How to debug random CPU spikes?

I have a worker that is rendering some HTML using SSR.

Usually it takes less than 5ms in rendering the HTML but I’ve seen some spikes that take up to 13ms reported by the dashboard metrics.

Neither the data used for the dynamic rendering has change nor the code.

I’m worried that if I’m already using 13ms which is more than 20% of my CPU budget I might run into CPU issues down the road.

Is there a way to debug this?

In general this problem is solved via an APM solution that profiles each function and shows what takes the longest, but CF doesn’t offer that and I’m not sure of any existing APM solutions that work with Workers.

But if it was something related to the worker code it would be more consistent if we consider the exact same conditions (same db data, same JS logic), no?

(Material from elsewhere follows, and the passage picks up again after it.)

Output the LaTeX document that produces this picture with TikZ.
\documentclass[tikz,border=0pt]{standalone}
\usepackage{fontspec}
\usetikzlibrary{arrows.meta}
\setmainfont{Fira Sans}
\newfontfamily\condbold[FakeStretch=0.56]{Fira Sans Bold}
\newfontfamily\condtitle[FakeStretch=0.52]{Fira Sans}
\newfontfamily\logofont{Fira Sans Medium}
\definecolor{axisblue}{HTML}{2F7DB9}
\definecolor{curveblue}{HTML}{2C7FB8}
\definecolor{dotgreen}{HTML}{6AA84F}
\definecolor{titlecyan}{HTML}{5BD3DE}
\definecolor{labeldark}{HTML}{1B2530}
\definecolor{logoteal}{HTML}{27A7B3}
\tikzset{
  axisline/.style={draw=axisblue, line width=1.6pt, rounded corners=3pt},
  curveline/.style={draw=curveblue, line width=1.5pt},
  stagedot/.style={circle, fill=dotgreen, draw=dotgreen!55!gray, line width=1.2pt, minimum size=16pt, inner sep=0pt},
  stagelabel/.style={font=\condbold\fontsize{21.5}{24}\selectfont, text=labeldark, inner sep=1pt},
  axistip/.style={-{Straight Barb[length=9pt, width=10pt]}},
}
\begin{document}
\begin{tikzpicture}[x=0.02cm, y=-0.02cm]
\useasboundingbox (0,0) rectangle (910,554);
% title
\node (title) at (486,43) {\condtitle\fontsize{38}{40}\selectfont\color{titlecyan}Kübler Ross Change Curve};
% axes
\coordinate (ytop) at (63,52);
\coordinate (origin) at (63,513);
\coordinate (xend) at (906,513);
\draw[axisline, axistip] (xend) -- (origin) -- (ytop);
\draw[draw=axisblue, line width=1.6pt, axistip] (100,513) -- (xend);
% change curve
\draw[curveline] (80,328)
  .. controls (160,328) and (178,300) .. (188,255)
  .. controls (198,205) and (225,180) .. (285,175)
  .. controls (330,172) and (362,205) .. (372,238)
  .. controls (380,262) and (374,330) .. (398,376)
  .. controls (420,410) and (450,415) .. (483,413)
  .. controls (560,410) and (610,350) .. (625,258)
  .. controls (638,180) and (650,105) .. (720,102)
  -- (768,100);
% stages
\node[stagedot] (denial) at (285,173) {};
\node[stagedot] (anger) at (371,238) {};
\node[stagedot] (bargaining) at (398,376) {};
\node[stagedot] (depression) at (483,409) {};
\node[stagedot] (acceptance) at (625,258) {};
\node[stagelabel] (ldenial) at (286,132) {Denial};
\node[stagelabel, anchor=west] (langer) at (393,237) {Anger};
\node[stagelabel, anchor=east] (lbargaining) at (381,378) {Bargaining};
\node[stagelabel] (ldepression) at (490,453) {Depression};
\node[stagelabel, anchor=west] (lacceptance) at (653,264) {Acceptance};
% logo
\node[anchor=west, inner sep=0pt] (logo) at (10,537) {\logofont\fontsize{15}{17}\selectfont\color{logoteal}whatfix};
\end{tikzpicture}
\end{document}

Jumping from 3ms to even 18ms is a 600% increase.

See:

Could it be a reporting error?

Is it possible this happens when the worker is not hot and this is some initialization CPU cost instead of request processing?

How large is the HTML?

I’ve been hitting that limit ever since I started with Workers. Only solution has been to optimize and use native features as much as possible, even skipping WASM in some cases.

I first started seeing the spikes with pretty small HTMLs (aprox 1kB).

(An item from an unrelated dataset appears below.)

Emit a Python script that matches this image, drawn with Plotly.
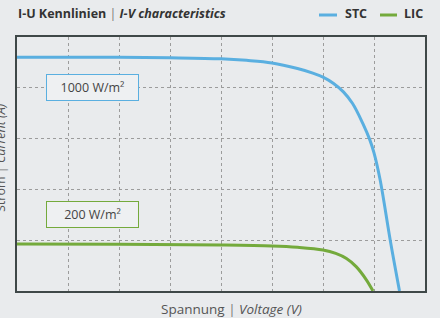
import plotly.graph_objects as go

# Data
stc_voltage = [0, 1, 2, 3, 4, 4.5, 5, 5.5, 5.8, 6, 6.2, 6.4, 6.58, 6.78, 6.92, 7.0, 7.12, 7.32, 7.5]
stc_current = [4.60, 4.60, 4.60, 4.59, 4.57, 4.54, 4.49, 4.38, 4.29, 4.21, 4.09, 3.92, 3.69, 3.30, 2.97, 2.72, 2.19, 0.99, 0]
lic_voltage = [0, 2, 4, 5, 5.5, 6, 6.25, 6.46, 6.65, 6.85, 6.98]
lic_current = [0.925, 0.92, 0.905, 0.886, 0.86, 0.807, 0.74, 0.64, 0.48, 0.22, 0]

series_names = ["STC", "LIC"]
series_colors = ["#5aafe0", "#74aa3c"]
box_labels = ["1000 W/m²", "200 W/m²"]
box_positions = [(1.49, 4.0), (1.49, 1.51)]

title_html = "<b>I-U Kennlinien</b> <span style='color:#777'>|</span> <b><i>I-V characteristics</i></b>"
x_title = "Spannung <span style='color:#777'>|</span> <i>Voltage (V)</i>"
y_title = "Strom <span style='color:#777'>|</span> <i>Current (A)</i>"

BG = "#e9ebed"
FONT = "Open Sans"

fig = go.Figure()
for name, vx, iy, col in zip(series_names, [stc_voltage, lic_voltage], [stc_current, lic_current], series_colors):
    fig.add_trace(go.Scatter(x=vx, y=iy, mode="lines", name=name,
                             line=dict(color=col, width=3, shape="spline", smoothing=1.0),
                             showlegend=False, hoverinfo="skip"))

fig.update_layout(
    width=440, height=318,
    margin=dict(l=17, r=15, t=37, b=27),
    paper_bgcolor=BG, plot_bgcolor=BG,
    font=dict(family=FONT, color="#444"),
    showlegend=False,
)

pw, ph = 440 - 17 - 15, 318 - 37 - 27
def px(x):
    return (x - 17) / pw
def py(y):
    return (318 - 27 - y) / ph

annotations = []
for lab, (bx, by), col in zip(box_labels, box_positions, series_colors):
    annotations.append(dict(x=bx, y=by, xref="x", yref="y", text=lab, showarrow=False,
                            font=dict(family=FONT, size=12.5, color="#444"),
                            bgcolor="#eef0f2", bordercolor=col, borderwidth=1, borderpad=4,
                            width=83, height=17, align="center"))

annotations.append(dict(x=px(16), y=py(14), xref="paper", yref="paper", text=title_html, showarrow=False,
                        xanchor="left", yanchor="middle", font=dict(family=FONT, size=12.5, color="#333")))
annotations.append(dict(x=px(231), y=py(309), xref="paper", yref="paper", text=x_title, showarrow=False,
                        xanchor="center", yanchor="middle", font=dict(family=FONT, size=13.5, color="#555")))
annotations.append(dict(x=px(0), y=py(158), xref="paper", yref="paper", text=y_title, showarrow=False,
                        textangle=-90, xanchor="center", yanchor="middle", font=dict(family=FONT, size=12.5, color="#555")))

legend_items = [(319, 337, 343, "STC", series_colors[0]), (380, 397, 402, "LIC", series_colors[1])]
shapes = []
for x0, x1, tx, lab, col in legend_items:
    shapes.append(dict(type="line", xref="paper", yref="paper", x0=px(x0), x1=px(x1), y0=py(15), y1=py(15),
                       line=dict(color=col, width=3)))
    annotations.append(dict(x=px(tx), y=py(14), xref="paper", yref="paper", text="<b>" + lab + "</b>",
                            showarrow=False, xanchor="left", yanchor="middle",
                            font=dict(family=FONT, size=12.5, color="#333")))

fig.update_layout(annotations=annotations, shapes=shapes)

axis_common = dict(showticklabels=False, ticks="", showgrid=True, gridcolor="#9c9c9c", griddash="dot",
                   gridwidth=1, showline=True, linecolor="#3f4848", linewidth=1.5, mirror=True,
                   zeroline=False, fixedrange=True)
fig.update_xaxes(range=[0, 8], dtick=1, **axis_common)
fig.update_yaxes(range=[0, 5], dtick=1, **axis_common)

fig.write_html("out.html", config={"displayModeBar": False},
               post_script="document.body.style.margin='0';document.body.style.background='%s';" % BG)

My first hunch was that these spikes were related to the size of the HTML (more HTML = more CPU work) so I modified the worker to produce a much larger html (aprox 250kB) but the behavior is very similar. Only a very small percentage of requests go above 10ms.

In fact since I started using the worker the median CPU time is 1.7ms.

image

I don’t know, I’m starting to think Workers are not a good fit for this use case and I should probably move the HTML rendering somewhere else. It’s a shame since I would have preferred having all my infra with Workers.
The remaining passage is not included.